In the analyst example we would expect the leaders of USCENTCOM to know intelligence methods and the subject matter so the quality control is coupled with the dissemination process. Because this doesn’t happen in the data science example as quality control comes in the form of collaboration between other data scientists which keeps the knowledge, skills, and the debates between themselves. It also misses the key ingredient, context. So the ability to peer review a method within an existing organizational structure that doesn’t have a robust data insights team is exposed to the issue of black box learning described above, and that is before we even get to personal bias!

Trust

The critics and sensational headlines will say that it is a dystopian future akin to the film Idiocracy in which our entire lives are dictated by biased and apathetic robots who’s creators are maladjusted programmers with no social skills and therein human sow the seeds of its own destruction! I told you it was dramatic. Conversely, flat earthers for example would have you throw out 2,500 years of cumulative science because they cannot understand it themselves claiming grand conspiracy and waste of government resources on NASA. (Seriously, Aristotle was able to prove the earth was round by watching the shadows of sticks in the ground and ships on the horizon, get it together people!)

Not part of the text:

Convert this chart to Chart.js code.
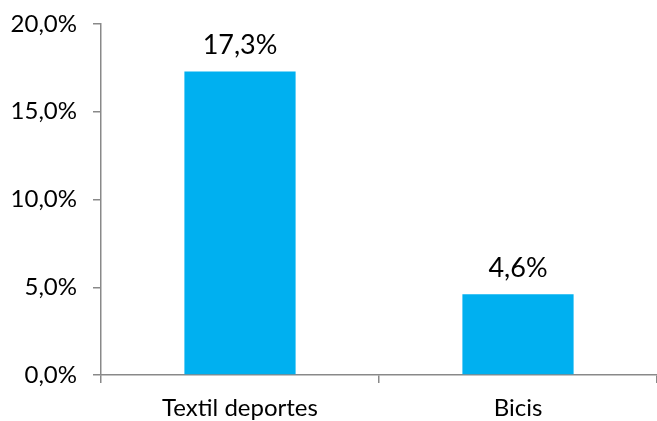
<!DOCTYPE html>
<html>
<head>
<meta charset="utf-8">
<script src="https://cdn.jsdelivr.net/npm/chart.js@4.4.1/dist/chart.umd.min.js"></script>
<style>
  html, body { margin: 0; padding: 0; background: #fff; }
  #wrap { width: 657px; height: 421px; }
</style>
</head>
<body>
<div id="wrap"><canvas id="chart" width="657" height="421"></canvas></div>
<script>
const categories = ['Textil deportes', 'Bicis'];
const values = [17.3, 4.6];
const yTicks = [0, 5, 10, 15, 20];

const fmt = v => v.toFixed(1).replace('.', ',') + '%';
const axisGrey = '#898989';
const fontFamily = 'Lato, "Open Sans", sans-serif';

// value labels above the bars
const barLabels = {
    id: 'barLabels',
    afterDatasetsDraw(chart) {
        const ctx = chart.ctx;
        const meta = chart.getDatasetMeta(0);
        ctx.save();
        ctx.font = '27px ' + fontFamily;
        ctx.fillStyle = '#000';
        ctx.textAlign = 'center';
        ctx.textBaseline = 'alphabetic';
        meta.data.forEach((bar, i) => {
            ctx.fillText(fmt(values[i]), bar.x, bar.y - 17);
        });
        ctx.restore();
    }
};

new Chart(document.getElementById('chart').getContext('2d'), {
    type: 'bar',
    data: {
        labels: categories,
        datasets: [{
            data: values,
            backgroundColor: '#00B0F0',
            borderWidth: 0,
            categoryPercentage: 0.4,
            barPercentage: 1
        }]
    },
    options: {
        responsive: false,
        animation: false,
        layout: { padding: { top: 24, right: 0, left: 0, bottom: 0 } },
        plugins: { legend: { display: false }, tooltip: { enabled: false } },
        scales: {
            x: {
                grid: { display: true, drawOnChartArea: false, offset: true, tickLength: 8, color: axisGrey, lineWidth: 1.5 },
                border: { color: axisGrey, width: 1.5 },
                ticks: { color: '#000', font: { family: fontFamily, size: 24 }, padding: 11 },
                afterFit(scale) { scale.height = 46; }
            },
            y: {
                min: 0,
                max: 20,
                afterBuildTicks(scale) { scale.ticks = yTicks.map(v => ({ value: v })); },
                grid: { display: true, drawOnChartArea: false, tickLength: 8, color: axisGrey, lineWidth: 1.5 },
                border: { color: axisGrey, width: 1.5 },
                ticks: { color: '#000', font: { family: fontFamily, size: 24 }, padding: 16, callback: v => fmt(v) },
                afterFit(scale) {
                    scale.width = 101;
                    scale.paddingTop = 0;
                    scale.paddingBottom = 0;
                }
            }
        }
    },
    plugins: [barLabels]
});
</script>
</body>
</html>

And yes, you don’t believe everything you see; but there are simple experiments that prove the earth is round, there is an evident correlation between victimisation and crime, Darwin’s theory of natural selection has been proven in many independent contexts. So finding the balance between obfuscation and faith is difficult if not impossible. As a programmer that relies on R packages for my job I have faith in my fellow programmers for their documentation and diligence in ensuring the function work, but I can interrogate them and understand the underlying tools. Therein lies the difference between blind trust and application of the scientific method necessary to combat the perils of obfuscation. Consider it provable faith.

Two Way Street

I was once given great investment advice in that if the seller waves their hand and says “It’s complicated but works”, walk away. If someone cannot explain it to you, even on a theoretical level, do not accept it at face value and ask for more detail. Don’t assume that if it sounds complicated, it must be right and likewise do not dismiss because it is hard to understand. The two way street between the decision-maker and the analyst/ data scientist is to learn, explore, understand and question together. What we need to combat is the one sided ‘faith’ problem with a more equal distribution of responsibility that will hoppufly rein in cowboy data science and likewise better the decision-making quality of managers.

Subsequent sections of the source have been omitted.